The lines to extract run from the start of the records through the line with "(0,0) rectangle (948,736);", both ends included; drop the pictures.

## Source data
════════
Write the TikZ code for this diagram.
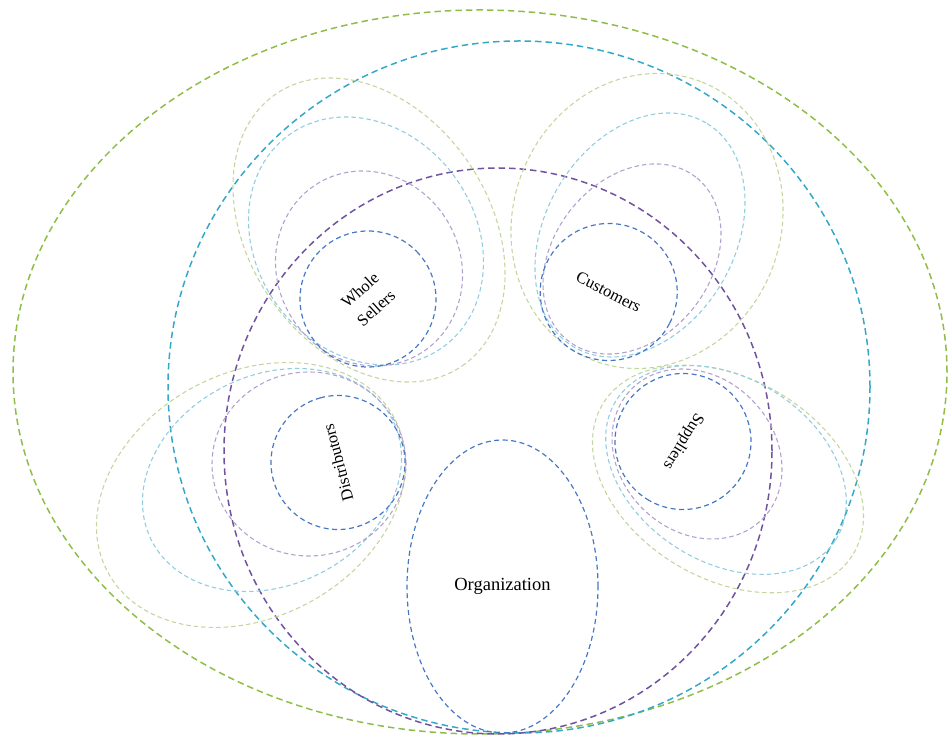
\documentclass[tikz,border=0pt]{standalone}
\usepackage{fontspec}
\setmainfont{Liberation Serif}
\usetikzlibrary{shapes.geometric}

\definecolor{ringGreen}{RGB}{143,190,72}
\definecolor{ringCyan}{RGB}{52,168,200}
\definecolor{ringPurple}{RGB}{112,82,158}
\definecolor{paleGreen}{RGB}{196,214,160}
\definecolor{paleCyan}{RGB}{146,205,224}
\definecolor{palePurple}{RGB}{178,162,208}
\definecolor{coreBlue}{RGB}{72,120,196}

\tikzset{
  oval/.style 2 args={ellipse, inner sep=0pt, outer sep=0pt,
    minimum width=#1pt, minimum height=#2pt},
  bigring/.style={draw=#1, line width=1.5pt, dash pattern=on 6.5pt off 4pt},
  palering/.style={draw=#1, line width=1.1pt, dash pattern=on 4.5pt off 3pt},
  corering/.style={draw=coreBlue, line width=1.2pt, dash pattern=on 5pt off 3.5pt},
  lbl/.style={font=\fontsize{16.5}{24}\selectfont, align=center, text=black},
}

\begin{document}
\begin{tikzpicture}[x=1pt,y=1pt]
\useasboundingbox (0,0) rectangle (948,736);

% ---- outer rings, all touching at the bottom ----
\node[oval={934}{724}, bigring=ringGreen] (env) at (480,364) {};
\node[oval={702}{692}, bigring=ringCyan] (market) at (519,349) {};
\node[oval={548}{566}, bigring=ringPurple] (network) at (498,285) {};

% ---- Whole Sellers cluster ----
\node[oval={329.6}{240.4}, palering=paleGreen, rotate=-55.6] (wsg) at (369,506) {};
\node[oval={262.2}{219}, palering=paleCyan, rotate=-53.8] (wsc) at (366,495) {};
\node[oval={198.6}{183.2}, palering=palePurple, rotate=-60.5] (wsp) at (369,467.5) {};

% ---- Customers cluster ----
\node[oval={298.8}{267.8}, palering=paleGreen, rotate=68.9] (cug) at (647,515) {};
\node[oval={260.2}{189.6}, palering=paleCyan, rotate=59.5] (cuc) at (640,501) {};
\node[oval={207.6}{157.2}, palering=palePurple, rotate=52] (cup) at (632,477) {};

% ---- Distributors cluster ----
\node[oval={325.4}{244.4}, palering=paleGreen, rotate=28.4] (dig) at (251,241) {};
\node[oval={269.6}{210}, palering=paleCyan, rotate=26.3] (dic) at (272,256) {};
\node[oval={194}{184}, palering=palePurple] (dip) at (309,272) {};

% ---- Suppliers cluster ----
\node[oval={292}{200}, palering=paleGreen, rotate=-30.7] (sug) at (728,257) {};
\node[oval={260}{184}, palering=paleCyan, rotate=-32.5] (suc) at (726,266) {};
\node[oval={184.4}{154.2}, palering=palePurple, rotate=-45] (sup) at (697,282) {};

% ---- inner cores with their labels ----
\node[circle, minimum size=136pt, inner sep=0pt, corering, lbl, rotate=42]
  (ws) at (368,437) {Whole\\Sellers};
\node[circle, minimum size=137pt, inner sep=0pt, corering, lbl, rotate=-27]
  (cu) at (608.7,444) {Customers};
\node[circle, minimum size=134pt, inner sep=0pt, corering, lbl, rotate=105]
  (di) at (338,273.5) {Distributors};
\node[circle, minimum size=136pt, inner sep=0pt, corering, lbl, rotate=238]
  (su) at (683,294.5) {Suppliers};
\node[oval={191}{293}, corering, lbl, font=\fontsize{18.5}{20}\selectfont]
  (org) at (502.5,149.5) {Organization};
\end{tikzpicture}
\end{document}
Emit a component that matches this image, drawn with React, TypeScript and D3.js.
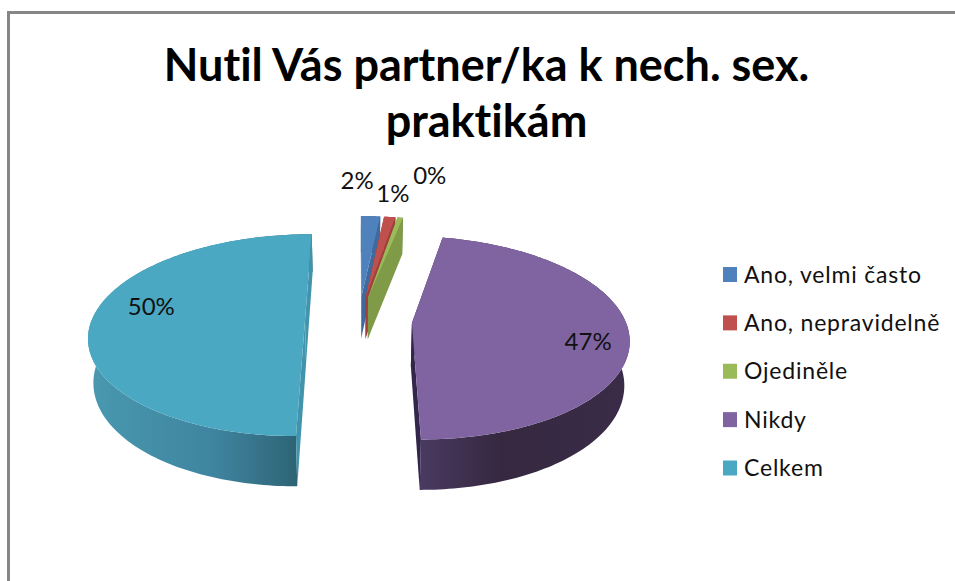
════════
## Reply to the exercise
Write the TikZ code for this diagram.
\documentclass[tikz,border=0pt]{standalone}
\usepackage{fontspec}
\setmainfont{Liberation Serif}
\usetikzlibrary{shapes.geometric}

\definecolor{ringGreen}{RGB}{143,190,72}
\definecolor{ringCyan}{RGB}{52,168,200}
\definecolor{ringPurple}{RGB}{112,82,158}
\definecolor{paleGreen}{RGB}{196,214,160}
\definecolor{paleCyan}{RGB}{146,205,224}
\definecolor{palePurple}{RGB}{178,162,208}
\definecolor{coreBlue}{RGB}{72,120,196}

\tikzset{
  oval/.style 2 args={ellipse, inner sep=0pt, outer sep=0pt,
    minimum width=#1pt, minimum height=#2pt},
  bigring/.style={draw=#1, line width=1.5pt, dash pattern=on 6.5pt off 4pt},
  palering/.style={draw=#1, line width=1.1pt, dash pattern=on 4.5pt off 3pt},
  corering/.style={draw=coreBlue, line width=1.2pt, dash pattern=on 5pt off 3.5pt},
  lbl/.style={font=\fontsize{16.5}{24}\selectfont, align=center, text=black},
}

\begin{document}
\begin{tikzpicture}[x=1pt,y=1pt]
\useasboundingbox (0,0) rectangle (948,736);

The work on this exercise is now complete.